LEMAG: How do you choose a subject of your photograph?

John Kosmopoulos: The subject has to beguile my imagination. When you frame an interesting scene and strip away extraneous elements either though composition or editing, it is not enough for a subject to be or become interesting, it has to also seduce your artistic vision in some way.  It is not always easy to view the world with awe and nascent eyes but photography often provides these gifts. 

When I speak about “vision”, which I now find somewhat limiting as a subject of photography, I speak of it in terms of a spectrum of sensory experiences and born possibilities as part of artistic expression. I also consider the transfer our own learning from one context and applying it to another to achieve something impactful in our art.  It becomes a way of understanding how different disciplines can enhance one another and create new fields.  You just have to think about the assimilation of augmented reality and photography and considerations of neuroscientific and psychological principles of art (which I have written about and talked about extensively) to understand how sophisticated photography is and needs to be to standout in the fine arts. That is why I believe that art is both subjective and objective and your choice of subject should be eclectic.  This whole notion of “jack of all trades, master of none” is faulty to its core and it limits human excellence and creativity. 

LEMAG: When you think of your possible audience, what do you want them to see of feel when they look at your images?

John Kosmopoulos: I want the image to feel like it was a shared experience with another person as if they were part of the process of creation and found something that deeply resonated with them.  I also want them to feel that it is different than what they have seen before and that it provides some mystery, mood and motion for their imagination.  This is what I like to call a non-zero sum psychology between the artist and viewer.  You want to invite a third look and not have the audience consider the rule of thirds. There is nothing wrong with considering the technical make-up of an image but it does distract from its main function which is to exalt the senses.  As artists, we are often old-school Romantics but with giant steps into the future when it comes to the promise of what art is and could be for generations.

LEMAG: You are also interested in literature and amongst your favourites are such great artist as Pablo Neruda, James Joyce or Gabriel Garcia Marquez. Does literature impact your work in any way?

John Kosmopoulos: It impacts it tremendously. I am avid reader and I find pure enjoyment in the way words can paint images and how an eloquent phrase can spark an idea for an image.  I could easily add many other authors to that list but I also like to create my own narratives. I have always liked the idea of saying something in a sentence or statement that often takes volumes to write. That is what a photograph is to me.

LEMAG: We all have our favourite photographers and images but I wanted to ask you if any painters influence your work.

John Kosmopoulos: In some ways, it is the spirit of the painter more than the paintings that influence me.
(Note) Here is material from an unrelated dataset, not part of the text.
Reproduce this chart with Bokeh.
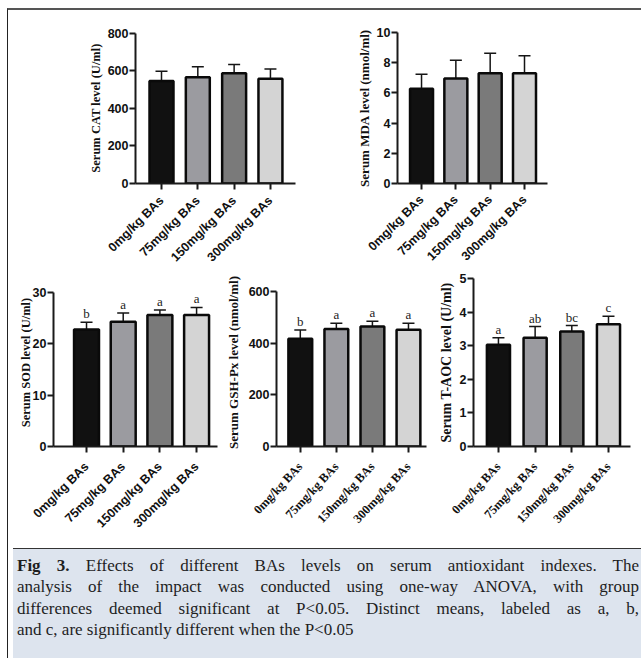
import math
from bokeh.plotting import figure
from bokeh.models import Range1d, FixedTicker, Whisker, TeeHead, ColumnDataSource, Div, Spacer
from bokeh.layouts import row, column
from bokeh.embed import file_html
from bokeh.resources import INLINE
from bokeh.core.properties import value

groups = ["0mg/kg BAs", "75mg/kg BAs", "150mg/kg BAs", "300mg/kg BAs"]
bar_colors = ["#111111", "#9b9ba0", "#7a7a7a", "#d4d4d4"]

cat_mean = [547, 566, 588, 559]
cat_upper = [598, 623, 634, 611]
mda_mean = [6.28, 6.96, 7.30, 7.30]
mda_upper = [7.24, 8.17, 8.63, 8.46]
sod_mean = [22.8, 24.3, 25.6, 25.6]
sod_upper = [24.2, 26.0, 26.6, 27.1]
sod_letters = ["b", "a", "a", "a"]
gsh_mean = [417, 455, 465, 452]
gsh_upper = [451, 477, 485, 477]
gsh_letters = ["b", "a", "a", "a"]
taoc_mean = [3.03, 3.24, 3.42, 3.64]
taoc_upper = [3.24, 3.57, 3.60, 3.88]
taoc_letters = ["a", "ab", "bc", "c"]

cat_ticks = [0, 200, 400, 600, 800]
mda_ticks = [0, 2, 4, 6, 8, 10]
sod_ticks = [0, 10, 20, 30]
gsh_ticks = [0, 200, 400, 600]
taoc_ticks = [0, 1, 2, 3, 4, 5]

SANS = "Liberation Sans"
SERIF = "Liberation Serif"


def panel(means, uppers, letters, yticks, title, w, h, mbl, mbr, mbt, mbb,
          pad_top, xs, xe, bw, title_size, title_standoff,
          cat_font, cat_size, cat_standoff, cat_angle):
    # plot frames in a row share top/bottom; pad_top (px) leaves room above
    # the last tick so that the y axis ends where the reference's does
    frame_h = h - mbt - mbb
    y0, y1 = yticks[0], yticks[-1]
    upp = (y1 - y0) / (frame_h - pad_top)
    p = figure(width=w, height=h, x_range=Range1d(xs, xe),
               y_range=Range1d(y0, y1 + pad_top * upp), title=None,
               output_backend="svg", toolbar_location=None,
               min_border_left=mbl, min_border_right=mbr,
               min_border_top=mbt, min_border_bottom=mbb)
    p.xgrid.visible = False
    p.ygrid.visible = False
    p.outline_line_color = None
    p.background_fill_color = "white"
    p.border_fill_color = "white"
    xi = list(range(len(groups)))
    src = ColumnDataSource(dict(x=xi, mean=means, upper=uppers, color=bar_colors,
                                letter=letters if letters else [""] * len(xi)))
    p.vbar(x="x", top="mean", bottom=0, width=bw, fill_color="color",
           line_color="#0a0a0a", line_width=2.5, source=src)
    wk = Whisker(base="x", lower="mean", upper="upper", source=src,
                 line_color="#151515", line_width=1.5,
                 upper_head=TeeHead(size=12, line_color="#151515", line_width=1.5),
                 lower_head=None)
    p.add_layout(wk)
    if letters:
        p.text(x="x", y="upper", text="letter", source=src, text_align="center",
               text_baseline="bottom", y_offset=-1,
               text_font=value(SERIF), text_font_size="13px", text_color="#222222")
    for ax in (p.xaxis, p.yaxis):
        ax.axis_line_width = 2
        ax.axis_line_color = "#1a1a1a"
        ax.major_tick_line_width = 2
        ax.major_tick_line_color = "#1a1a1a"
        ax.major_tick_out = 6
        ax.major_tick_in = 0
        ax.minor_tick_line_color = None
        ax.major_label_text_color = "#111111"
    p.xaxis.ticker = FixedTicker(ticks=xi)
    p.xaxis.major_label_overrides = {i: g for i, g in zip(xi, groups)}
    p.xaxis.major_label_orientation = cat_angle
    p.xaxis.major_label_text_font = cat_font
    p.xaxis.major_label_text_font_style = "bold"
    p.xaxis.major_label_text_font_size = cat_size
    p.xaxis.major_label_standoff = cat_standoff
    p.yaxis.bounds = (y0, y1)
    p.yaxis.ticker = FixedTicker(ticks=yticks)
    p.yaxis.major_label_text_font = SANS
    p.yaxis.major_label_text_font_style = "bold"
    p.yaxis.major_label_text_font_size = "12.5px"
    p.yaxis.major_label_standoff = 1
    p.yaxis.axis_label = title
    p.yaxis.axis_label_text_font = SERIF
    p.yaxis.axis_label_text_font_style = "bold"
    p.yaxis.axis_label_text_font_size = title_size
    p.yaxis.axis_label_standoff = title_standoff
    p.yaxis.axis_label_text_color = "#111111"
    return p


A45 = math.pi / 4
A47 = math.radians(47)

f1 = panel(cat_mean, cat_upper, None, cat_ticks, "Serum CAT level (U/ml)",
           312, 262, 127, 25, 22, 88, 1, -0.716, 3.69, 0.66, "12.5px", 2,
           SANS, "12.5px", 9, A45)
f2 = panel(mda_mean, mda_upper, None, mda_ticks, "Serum MDA level (nmol/ml)",
           320, 262, 77, 93, 22, 88, 0, -0.70, 3.67, 0.67, "13px", 2,
           SANS, "12.5px", 8, A45)
f3 = panel(sod_mean, sod_upper, sod_letters, sod_ticks, "Serum SOD level (U/ml)",
           214, 271, 45, 5, 6, 97, 14, -0.90, 3.57, 0.68, "12.5px", -3,
           SANS, "12.5px", 12, A45)
f4 = panel(gsh_mean, gsh_upper, gsh_letters, gsh_ticks, "Serum GSH-Px level (nmol/ml)",
           206, 271, 53, 2, 6, 97, 13, -0.66, 3.50, 0.66, "13px", 5,
           SERIF, "12.5px", 12, A47)
f5 = panel(taoc_mean, taoc_upper, taoc_letters, taoc_ticks, "Serum T-AOC level (U/ml)",
           212, 271, 45, 10, 6, 97, 0, -0.68, 3.60, 0.63, "14px", 3,
           SERIF, "12.5px", 12, A47)

line_style = "text-align:justify; text-align-last:justify; width:622px; height:21.3px;"
caption_html = (
    '<div style="padding:6px 0 0 4px; font-family:\'Liberation Serif\'; font-size:17px; '
    'line-height:21.3px; color:#1e1e1e; overflow:hidden;">'
    '<div style="' + line_style + '"><b>Fig 3.</b> Effects of different BAs levels on serum antioxidant indexes. The</div>'
    '<div style="' + line_style + '">analysis of the impact was conducted using one-way ANOVA, with group</div>'
    '<div style="' + line_style + '">differences deemed significant at P&lt;0.05. Distinct means, labeled as a, b,</div>'
    '<div style="white-space:nowrap;">and c, are significantly different when the P&lt;0.05</div>'
    '</div>'
)
caption = Div(text=caption_html, width=632, height=112,
              styles={"background-color": "#dde4ee", "border-top": "1px solid #333333",
                      "overflow": "hidden"})

inner = column(row(f1, f2), row(f3, f4, f5), caption,
               styles={"border-top": "2px solid #555555", "border-left": "1px solid #222222"})
layout = column(Spacer(width=1, height=8), row(Spacer(width=7, height=1), inner))

open("out.html", "w").write(file_html(layout, INLINE))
To be an outlier or respectful contrarian, to organically turn left when others turn right, is a great way to evolve as an artist. Of course, I do enjoy the work of many painters. Rothko is a big influence on me as are many abstract painters. I have also learned from Masters such as Da Vinci, El Greco, Rembrandt, Monet and Klimt.  To view their work means to want to excel as a photographer.

LEMAG: John, thank you very much for your time, it has been a pleasure speaking to you.